Outras, porém, eram aquelas profundas e autênticas forças secretas da natureza humana do autor de Rondônia. Para nós, em nossa visão, havia em Roquette-Pinto ao mesmo tempo um sonhador por dentro do cientista objetivo em seus trabalhos escritos ou experimentais; um afetivo, um homem que deixou em tudo que fez alguns sinais fortes de bondade, de altruísmo, de amor, de necessidade de compreensão e comunicação com os seus semelhantes, menos para um comércio desses sentimentos confortantes, que de nada ele precisava, e a si mesmo se bastava em solidão, mas com o ânimo de contribuir, de dar, de oferecer.

Dissera Roquette-Pinto, um dia, à sua filha Beatriz:

“Minha filha: nada na vida se faz de grande sem amor”.

Quanto a mim, acredito que Roquette-Pinto - ainda mais por se tratar de citação de obra em cinema, em vez de livro ou tratado impresso - acredito que ele seria de todo sensível à singular beleza a sugestão desta frase que Jean-Louis Barrault pronuncia no filme Les enfants du Paradis.

“Se todos os que vivem juntos se amassem, a terra brilharia tanto quanto o sol”.

Contudo, mesmo fora desta aspiração impossível ou deste sonho poético de Les enfants du Paradis - para que Roquette-Pinto seja sempre recordado e amado, não é nos seus livros ou nos seus atos que encontro a certeza dessa perenidade.
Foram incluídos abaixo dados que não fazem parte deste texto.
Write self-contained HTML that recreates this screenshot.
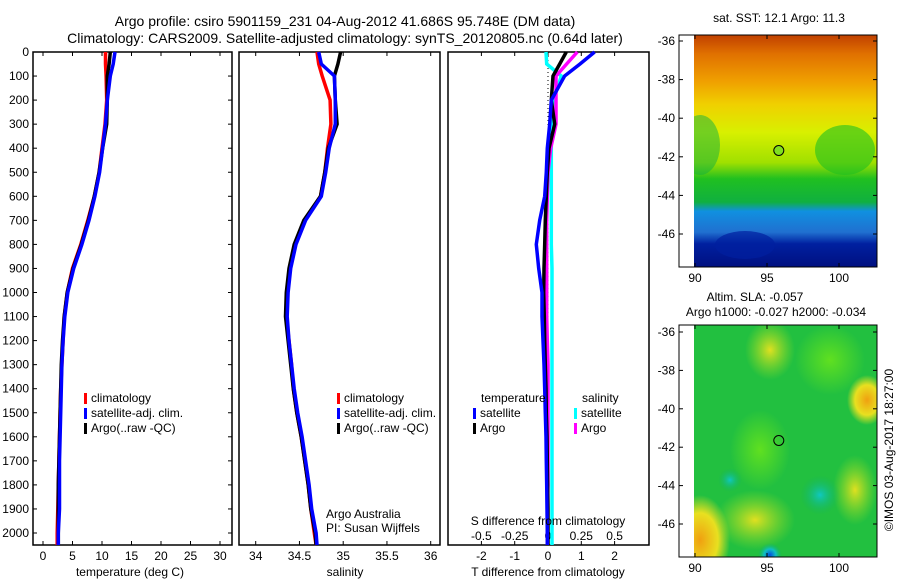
<!DOCTYPE html>
<html><head><meta charset="utf-8"><style>
body{margin:0;background:#fff;}
svg{display:block;font-family:"Liberation Sans",sans-serif;}
</style></head><body>
<svg id="fig" width="900" height="580" viewBox="0 0 900 580">
<text x="345" y="26" font-size="14" text-anchor="middle">Argo profile: csiro 5901159_231 04-Aug-2012 41.686S 95.748E (DM data)</text>
<text x="345" y="43" font-size="14" text-anchor="middle">Climatology: CARS2009. Satellite-adjusted climatology: synTS_20120805.nc (0.64d later)</text>
<g id="p1"></g>
<g id="p2"></g>
<g id="p3"></g>
<defs>
<clipPath id="c1"><rect x="694" y="35" width="183" height="232"/></clipPath>
<clipPath id="c2"><rect x="694" y="325" width="183" height="232"/></clipPath>
<linearGradient id="sstg" x1="0" y1="0" x2="0" y2="1">
<stop offset="0" stop-color="#c04000"/><stop offset="0.08" stop-color="#e07000"/><stop offset="0.2" stop-color="#f0a000"/><stop offset="0.3" stop-color="#f0d000"/><stop offset="0.42" stop-color="#d8f000"/><stop offset="0.55" stop-color="#a0e000"/><stop offset="0.62" stop-color="#20c020"/><stop offset="0.72" stop-color="#10b040"/><stop offset="0.76" stop-color="#1090e0"/><stop offset="0.85" stop-color="#2070d0"/><stop offset="0.9" stop-color="#0020a0"/><stop offset="1" stop-color="#001080"/>
</linearGradient>
<radialGradient id="yb"><stop offset="0" stop-color="#e0e020"/><stop offset="1" stop-color="#a0e020" stop-opacity="0"/></radialGradient>
<radialGradient id="ob"><stop offset="0" stop-color="#f0a010"/><stop offset="0.6" stop-color="#e8e020"/><stop offset="1" stop-color="#e8e020" stop-opacity="0"/></radialGradient>
<radialGradient id="cb"><stop offset="0" stop-color="#10c8c0"/><stop offset="1" stop-color="#10b060" stop-opacity="0"/></radialGradient>
<radialGradient id="bb"><stop offset="0" stop-color="#0050e0"/><stop offset="0.5" stop-color="#10c0c0"/><stop offset="1" stop-color="#10b060" stop-opacity="0"/></radialGradient>
<radialGradient id="gb"><stop offset="0" stop-color="#60e020"/><stop offset="1" stop-color="#60e020" stop-opacity="0"/></radialGradient>
</defs>
<g>
<g clip-path="url(#c1)">
<rect x="694" y="35" width="183" height="232" fill="url(#sstg)"/>
<ellipse cx="700" cy="145" rx="20" ry="30" fill="#10b040" opacity="0.5"/>
<ellipse cx="845" cy="150" rx="30" ry="25" fill="#20c020" opacity="0.6"/>
<ellipse cx="745" cy="245" rx="30" ry="14" fill="#0020a0" opacity="0.7"/>
</g>
<rect x="679" y="35" width="198" height="232" fill="none" stroke="#000"/>
<circle cx="778.8" cy="150.5" r="5" fill="#80e020" stroke="#000"/>
</g>
<g>
<g clip-path="url(#c2)">
<rect x="694" y="325" width="183" height="232" fill="#22c040"/>
<ellipse cx="700" cy="540" rx="30" ry="45" fill="url(#ob)"/>
<ellipse cx="755" cy="520" rx="40" ry="30" fill="url(#yb)"/>
<ellipse cx="867" cy="400" rx="20" ry="25" fill="url(#ob)"/>
<ellipse cx="770" cy="350" rx="25" ry="30" fill="url(#yb)"/>
<ellipse cx="830" cy="360" rx="35" ry="35" fill="url(#gb)"/>
<ellipse cx="855" cy="490" rx="22" ry="35" fill="url(#yb)"/>
<ellipse cx="760" cy="450" rx="30" ry="40" fill="url(#gb)"/>
<ellipse cx="820" cy="495" rx="20" ry="20" fill="url(#cb)"/>
<ellipse cx="770" cy="555" rx="12" ry="12" fill="url(#bb)"/>
<ellipse cx="730" cy="480" rx="12" ry="12" fill="url(#cb)"/>
</g>
<rect x="679" y="325" width="198" height="232" fill="none" stroke="#000"/>
<circle cx="778.8" cy="440.5" r="5" fill="none" stroke="#000"/>
</g>
<text x="779" y="22" font-size="12" text-anchor="middle">sat. SST: 12.1 Argo: 11.3</text>
<text x="755" y="301" font-size="12" text-anchor="middle">Altim. SLA: -0.057</text>
<text x="776" y="316" font-size="12" text-anchor="middle">Argo h1000: -0.027 h2000: -0.034</text>
<text transform="translate(893,450) rotate(-90)" font-size="12" text-anchor="middle">©IMOS 03-Aug-2017 18:27:00</text>
<g id="maps"></g>
</svg>
<script>
const depths=[0,50,100,200,300,400,500,600,700,800,900,1000,1100,1200,1300,1400,1500,1600,1700,1800,1900,2000,2050];
const tempClim=[10.6,10.6,10.7,10.8,10.5,10.0,9.5,8.7,7.6,6.4,5.0,4.1,3.6,3.4,3.2,3.0,2.9,2.8,2.7,2.6,2.5,2.4,2.4];
const tempSat=[12.2,11.9,11.4,10.9,10.6,10.1,9.6,8.8,7.8,6.6,5.2,4.2,3.7,3.4,3.2,3.1,3.0,2.9,2.8,2.8,2.8,2.6,2.6];
const tempArgo=[11.4,11.2,10.9,10.9,10.8,10.1,9.5,8.7,7.7,6.5,5.1,4.1,3.6,3.3,3.1,3.0,2.9,2.8,2.7,2.6,2.6,2.6,2.6];
const salClim=[34.70,34.72,34.76,34.85,34.86,34.82,34.79,34.74,34.56,34.45,34.39,34.36,34.35,34.38,34.41,34.43,34.47,34.52,34.56,34.60,34.63,34.67,34.69];
const salSat=[34.72,34.75,34.90,34.91,34.91,34.84,34.80,34.75,34.57,34.46,34.40,34.37,34.36,34.38,34.41,34.44,34.48,34.53,34.57,34.61,34.64,34.69,34.70];
const salArgo=[34.97,34.94,34.90,34.91,34.93,34.83,34.79,34.74,34.55,34.44,34.38,34.35,34.34,34.37,34.40,34.43,34.47,34.52,34.56,34.60,34.63,34.68,34.69];
const dTSat=[1.4,0.96,0.5,0.1,0.05,-0.02,-0.05,-0.1,-0.25,-0.35,-0.28,-0.18,-0.18,-0.15,-0.12,-0.1,-0.08,-0.06,-0.05,-0.04,-0.03,-0.02,-0.02];
const dTArgo=[0.55,0.35,0.15,0.1,0.2,0.03,-0.02,-0.05,-0.08,-0.1,-0.12,-0.13,-0.11,-0.1,-0.08,-0.06,-0.05,-0.03,-0.02,-0.01,0,0,0];
const dSArgo=[0.22,0.14,0.06,0.06,0.06,0.02,0.0,-0.005,-0.01,-0.01,-0.01,-0.01,-0.01,-0.005,0,0,0,0,0,0,-0.005,-0.005,-0.005];
const dSSat=[-0.015,-0.01,0.1,0.04,0.025,0.025,0.025,0.025,0.025,0.025,0.03,0.03,0.03,0.03,0.03,0.03,0.03,0.03,0.03,0.03,0.03,0.03,0.03];
const depthTicks=[0,100,200,300,400,500,600,700,800,900,1000,1100,1200,1300,1400,1500,1600,1700,1800,1900,2000];
const tempTicks=[0,5,10,15,20,25,30];
const salTicks=[34,34.5,35,35.5,36];
const dTTicks=[-2,-1,0,1,2];
const dSTicks=[-0.5,-0.25,0,0.25,0.5];
const dSTickLabels=['-0.5','-0.25','0','0.25','0.5'];
const latTicks=[-36,-38,-40,-42,-44,-46];
const lonTicks=[90,95,100];

const NS='http://www.w3.org/2000/svg';
function mk(tag,attrs,parent,txt){const e=document.createElementNS(NS,tag);for(const k in attrs)e.setAttribute(k,attrs[k]);if(txt!==undefined)e.textContent=txt;parent.appendChild(e);return e;}
const TOP=52,BOT=545;
const yD=d=>52+d*0.2405;
const xT=v=>43+v*5.9;
const xS=s=>255.7+(s-34)*87.5;
const xDT=v=>548+v*33.3;
const xDS=s=>548+s*4*33.3;

function frame(g,x0,x1){
  const r=mk('rect',{x:x0,y:TOP,width:x1-x0,height:BOT-TOP,fill:'none',stroke:'#000','stroke-width':1.5},g);
  
  
}
function line(g,xs,xf,color,name,w){
  const pts=depths.map((d,i)=>xf(xs[i]).toFixed(1)+','+yD(d).toFixed(1)).join(' ');
  const p=mk('polyline',{points:pts,fill:'none',stroke:color,'stroke-width':w||3.5},g);
  
  
}
function xticks(g,ticks,xf,labY){
  ticks.forEach(v=>{const x=xf(v);
    mk('line',{x1:x,x2:x,y1:TOP,y2:TOP+4,stroke:'#000'},g);
    mk('line',{x1:x,x2:x,y1:BOT,y2:BOT-4,stroke:'#000'},g);
    const l=mk('text',{x:x,y:labY,'font-size':12,'text-anchor':'middle'},g,String(v));
    
    
  });
}
function legend(g,x,y,items){
  items.forEach((it,i)=>{
    mk('rect',{x:x,y:y+i*15-9,width:3,height:11,fill:it[0]},g);
    const tx=mk('text',{x:x+7,y:y+i*15,'font-size':12},g,it[1]);
    
    
  });
}
const p1=document.getElementById('p1');
frame(p1,33,232);
depthTicks.forEach(d=>{const y=yD(d);
  mk('line',{x1:33,x2:37,y1:y,y2:y,stroke:'#000'},p1);
  mk('line',{x1:232,x2:228,y1:y,y2:y,stroke:'#000'},p1);
  const l=mk('text',{x:29,y:y+4,'font-size':12,'text-anchor':'end'},p1,String(d));
  
  
});
xticks(p1,tempTicks,xT,560);
line(p1,tempClim,xT,'#f00','temp-climatology-line');
line(p1,tempArgo,xT,'#000','temp-argo-line');
line(p1,tempSat,xT,'#00f','temp-satellite-line');
legend(p1,84,402,[['#f00','climatology'],['#00f','satellite-adj. clim.'],['#000','Argo(..raw -QC)']]);
let tt=mk('text',{x:130,y:576,'font-size':12,'text-anchor':'middle'},p1,'temperature (deg C)');


const p2=document.getElementById('p2');
frame(p2,239,440);
xticks(p2,salTicks,xS,560);
line(p2,salClim,xS,'#f00','sal-climatology-line');
line(p2,salArgo,xS,'#000','sal-argo-line');
line(p2,salSat,xS,'#00f','sal-satellite-line');
legend(p2,337,402,[['#f00','climatology'],['#00f','satellite-adj. clim.'],['#000','Argo(..raw -QC)']]);
tt=mk('text',{x:326,y:518,'font-size':12},p2,'Argo Australia');


tt=mk('text',{x:326,y:532,'font-size':12},p2,'PI: Susan Wijffels');


tt=mk('text',{x:345,y:576,'font-size':12,'text-anchor':'middle'},p2,'salinity');


const p3=document.getElementById('p3');
frame(p3,448,649);
xticks(p3,dTTicks,xDT,560);
dSTicks.forEach((s,i)=>{const l=mk('text',{x:xDS(s),y:540,'font-size':12,'text-anchor':'middle'},p3,dSTickLabels[i]);
  
  });
mk('line',{x1:xDT(0),x2:xDT(0),y1:TOP,y2:BOT,stroke:'#000','stroke-dasharray':'1,3'},p3);
line(p3,dSSat,xDS,'#0ff','s-diff-satellite-line');
line(p3,dSArgo,xDS,'#f0f','s-diff-argo-line');
line(p3,dTArgo,xDT,'#000','t-diff-argo-line');
line(p3,dTSat,xDT,'#00f','t-diff-satellite-line');
tt=mk('text',{x:481,y:402,'font-size':12},p3,'temperature');


tt=mk('text',{x:582,y:402,'font-size':12},p3,'salinity');


legend(p3,473,417,[['#00f','satellite'],['#000','Argo']]);
legend(p3,574,417,[['#0ff','satellite'],['#f0f','Argo']]);
tt=mk('text',{x:548,y:525,'font-size':12,'text-anchor':'middle'},p3,'S difference from climatology');


tt=mk('text',{x:548,y:576,'font-size':12,'text-anchor':'middle'},p3,'T difference from climatology');


const mg=document.getElementById('maps');
[[35,267,41,19.3],[325,557,332,19.2]].forEach(([y0,y1,yRef,k])=>{
  latTicks.forEach(la=>{const y=yRef+(-36-la)*k;
    mk('line',{x1:679,x2:683,y1:y,y2:y,stroke:'#000'},mg);
    mk('line',{x1:877,x2:873,y1:y,y2:y,stroke:'#000'},mg);
    const l=mk('text',{x:675,y:y+4,'font-size':12,'text-anchor':'end'},mg,String(la));
    
    });
  lonTicks.forEach(lo=>{const x=695+(lo-90)*14.4;
    mk('line',{x1:x,x2:x,y1:y0,y2:y0+4,stroke:'#000'},mg);
    mk('line',{x1:x,x2:x,y1:y1,y2:y1-4,stroke:'#000'},mg);
    const l=mk('text',{x:x,y:y1+15,'font-size':12,'text-anchor':'middle'},mg,String(lo));
    
    });
});
</script>
</body></html>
Pois se algum dia falhar na memória dos homens tudo o que fez como cientista, como fundador e como pioneiro; se vierem até a desaparecer as suas obras escritas de autor, de humanista e de pensador - então, ele ainda será lembrado e estará imortalizado nos animais que trazem o seu nome em conseqüência de experiências de campo ou descobertas de laboratório: seja uma aranha caranguejeira de nossa fauna - a Grammostola Roquettei; seja uma borboleta - a Agria Claudia Roquettei; seja um pássaro das regiões goianas - o Phyloscartes Roquettei.

Viverá e sobreviverá Roquette-Pinto - de qualquer forma - nos nomes da linda aranha caranguejeira, da frágil borboleta e do pássaro do Brasil Central.